Have you ever taken some medicine and then seen that it’s passed it’s expiration date? It’s happened to most people – whether it be the occasional painkiller or regular medication that you bought a few too many months ago.

So what do the expiration dates on medication really mean? Is it like food, where it’s spoiled past the date? Will it make you ill? Or does it mean that it’s just become less effective? And the ultimate question – can you still take it anyway?

The expiration date on medication is actually very important. A lof of scientific research has gone into finding that date, which shows how long the drug’s “potency” lasts.

What potency is the amount or “dose” that is in the medication for it to have a certain effect. What the manufacturers and pharmaceutical companies do is expose the medication to different environments, different temperatures and humidity levels and calculate how much it has “degraded”.

The effects of a little degradation, 1% or so, can go unnoticed. But the general rule that is followed is that if there is around 10% degradation, the drug is seen as being ineffective or at “the end of its useful life”.

So if months or years have passed, chances are that the drug won’t cause an damage but will also not do you any good. Essentially, it will do nothing. Which defeats the purpose of having the drug in the first place.

The potency of a drug is really important, if a person is fighting an infection with antibiotics then it is vital that they are taking the correct dosage to prevent the infection from turning into something more serious.

The other serious risk is antibiotic resistance. If the medication has degraded too much, and is not as efficient as necessary to kill the bacteria, then that certain bacteria may be able to mutate and become resistant to it.

Globally, approximately 700,000 people die every year from drug resistant bacteria. And The World Health Organisation have predicted that by 2050, this figure could potentially rise to 10 million. So it’s important that bacterial infection do not become resistant.

What Best for You and Your Medication

The best thing to do with medication that you know is past it’s expiration date is to simply not to take it. To avoid this happening, always check the date on the packaging of all medication before you use it.

And when you go to buy medication, check with the pharmacist how long it has before it expires. With over the counter medication, avoid buying it in bulk as you may not use it all before it expires.

That being said, it’s not just time that degrades the active ingredients and there are ways for newer medication to be less effective. There are other factors that can speed up degradation and affect potency.

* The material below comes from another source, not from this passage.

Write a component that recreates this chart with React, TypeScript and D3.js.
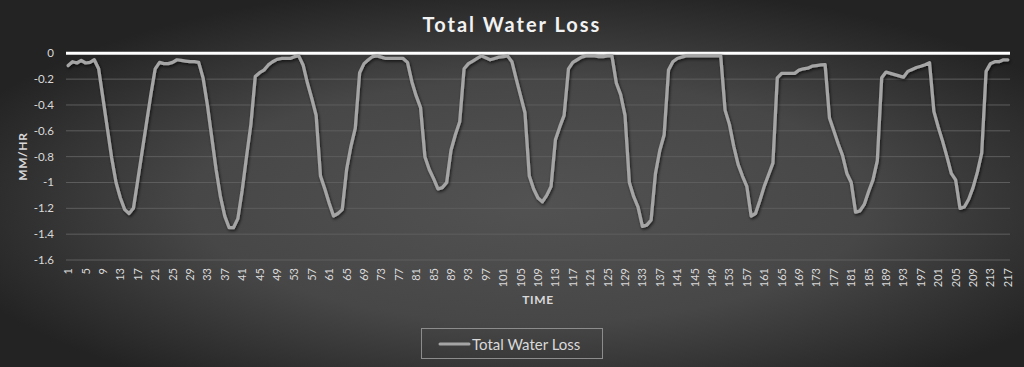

Heat and humidity play a role in this, so avoid keeping medication in your bathroom medicine cabinet or in a hot car. When storing medication, make sure it’s in a dry cool place.

Again, it’s always important to check the labels on the packaging, some medications need to be refrigerated while others need to be protected and kept away from light.

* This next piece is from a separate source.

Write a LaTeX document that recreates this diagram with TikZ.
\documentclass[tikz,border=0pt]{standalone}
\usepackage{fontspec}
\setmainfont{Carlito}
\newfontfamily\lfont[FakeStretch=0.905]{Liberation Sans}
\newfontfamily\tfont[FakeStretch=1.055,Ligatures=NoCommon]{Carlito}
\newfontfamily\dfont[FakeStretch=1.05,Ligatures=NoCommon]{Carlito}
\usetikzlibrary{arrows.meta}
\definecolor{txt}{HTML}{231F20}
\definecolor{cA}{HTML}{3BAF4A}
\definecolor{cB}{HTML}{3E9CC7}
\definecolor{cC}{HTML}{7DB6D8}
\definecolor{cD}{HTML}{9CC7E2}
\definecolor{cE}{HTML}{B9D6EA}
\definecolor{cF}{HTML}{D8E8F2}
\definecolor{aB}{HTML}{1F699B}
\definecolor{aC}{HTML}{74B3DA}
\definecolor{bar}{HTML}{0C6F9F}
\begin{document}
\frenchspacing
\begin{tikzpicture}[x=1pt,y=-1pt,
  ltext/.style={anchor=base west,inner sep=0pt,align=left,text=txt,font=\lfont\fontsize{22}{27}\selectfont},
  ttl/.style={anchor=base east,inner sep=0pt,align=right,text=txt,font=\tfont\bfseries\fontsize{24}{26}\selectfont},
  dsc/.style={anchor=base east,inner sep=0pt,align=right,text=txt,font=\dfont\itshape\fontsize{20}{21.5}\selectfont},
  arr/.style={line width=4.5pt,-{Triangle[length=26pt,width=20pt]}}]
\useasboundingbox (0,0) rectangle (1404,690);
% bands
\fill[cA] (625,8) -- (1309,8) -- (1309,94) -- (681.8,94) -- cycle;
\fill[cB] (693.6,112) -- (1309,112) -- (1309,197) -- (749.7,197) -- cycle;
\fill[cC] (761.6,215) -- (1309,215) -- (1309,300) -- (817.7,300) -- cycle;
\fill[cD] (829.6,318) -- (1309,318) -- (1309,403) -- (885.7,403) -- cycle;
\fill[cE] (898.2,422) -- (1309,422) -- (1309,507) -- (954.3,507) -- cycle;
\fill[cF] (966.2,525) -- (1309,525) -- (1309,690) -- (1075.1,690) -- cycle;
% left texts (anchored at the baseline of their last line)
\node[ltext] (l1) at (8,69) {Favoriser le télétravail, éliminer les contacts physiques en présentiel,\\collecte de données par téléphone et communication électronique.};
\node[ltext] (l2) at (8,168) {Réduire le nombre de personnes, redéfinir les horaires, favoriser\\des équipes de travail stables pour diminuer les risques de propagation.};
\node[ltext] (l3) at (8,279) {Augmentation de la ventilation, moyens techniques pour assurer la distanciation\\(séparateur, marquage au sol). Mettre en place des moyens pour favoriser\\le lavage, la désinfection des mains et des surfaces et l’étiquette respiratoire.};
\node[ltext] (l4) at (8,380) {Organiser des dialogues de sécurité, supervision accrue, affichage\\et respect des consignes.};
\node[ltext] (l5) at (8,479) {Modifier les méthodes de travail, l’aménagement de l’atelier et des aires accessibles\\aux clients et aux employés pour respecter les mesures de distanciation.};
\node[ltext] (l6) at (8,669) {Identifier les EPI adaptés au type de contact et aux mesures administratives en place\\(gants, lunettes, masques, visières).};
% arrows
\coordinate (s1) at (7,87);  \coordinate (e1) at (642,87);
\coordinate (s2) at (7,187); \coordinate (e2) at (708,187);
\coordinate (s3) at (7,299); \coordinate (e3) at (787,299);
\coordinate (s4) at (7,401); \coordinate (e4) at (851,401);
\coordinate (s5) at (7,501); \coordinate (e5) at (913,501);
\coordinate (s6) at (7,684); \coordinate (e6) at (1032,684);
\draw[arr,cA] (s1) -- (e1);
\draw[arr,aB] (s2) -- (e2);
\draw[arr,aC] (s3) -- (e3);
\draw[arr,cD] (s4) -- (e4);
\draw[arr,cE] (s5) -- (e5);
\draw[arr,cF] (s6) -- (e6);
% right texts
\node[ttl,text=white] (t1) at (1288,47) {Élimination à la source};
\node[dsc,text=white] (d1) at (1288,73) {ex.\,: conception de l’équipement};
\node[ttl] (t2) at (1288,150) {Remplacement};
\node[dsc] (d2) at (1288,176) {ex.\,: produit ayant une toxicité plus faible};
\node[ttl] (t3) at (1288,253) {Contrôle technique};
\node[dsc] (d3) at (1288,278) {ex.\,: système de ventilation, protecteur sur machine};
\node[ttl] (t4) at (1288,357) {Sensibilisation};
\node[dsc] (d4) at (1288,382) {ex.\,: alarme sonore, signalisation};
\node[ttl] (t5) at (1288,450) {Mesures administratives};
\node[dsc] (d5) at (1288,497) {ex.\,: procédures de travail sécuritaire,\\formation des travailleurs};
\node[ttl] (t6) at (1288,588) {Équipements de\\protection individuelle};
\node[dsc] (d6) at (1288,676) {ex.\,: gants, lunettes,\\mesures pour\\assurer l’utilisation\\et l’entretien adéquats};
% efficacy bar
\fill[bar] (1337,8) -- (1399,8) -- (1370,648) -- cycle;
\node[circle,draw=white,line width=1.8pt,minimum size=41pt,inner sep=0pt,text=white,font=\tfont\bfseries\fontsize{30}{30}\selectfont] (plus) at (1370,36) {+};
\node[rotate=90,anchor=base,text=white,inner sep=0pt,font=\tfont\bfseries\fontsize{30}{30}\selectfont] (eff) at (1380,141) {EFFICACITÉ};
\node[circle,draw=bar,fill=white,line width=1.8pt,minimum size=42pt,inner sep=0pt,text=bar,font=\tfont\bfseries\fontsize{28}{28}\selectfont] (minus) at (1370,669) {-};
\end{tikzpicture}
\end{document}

Liquid medication should also be handled with some care, as they aren’t as preserved as capsules and tablets. They’re also more susceptible to contamination.

Other than expiry dates, there are other signs to be aware of; change in colour, smell or consistency of a drug should always be checked.

Your health, and the health of your loved ones, are some of the most important things that should be taken care of. With medicine that are old or questionable, the best solution is: “if in doubt, throw it out”. It’s simply not worth the risk.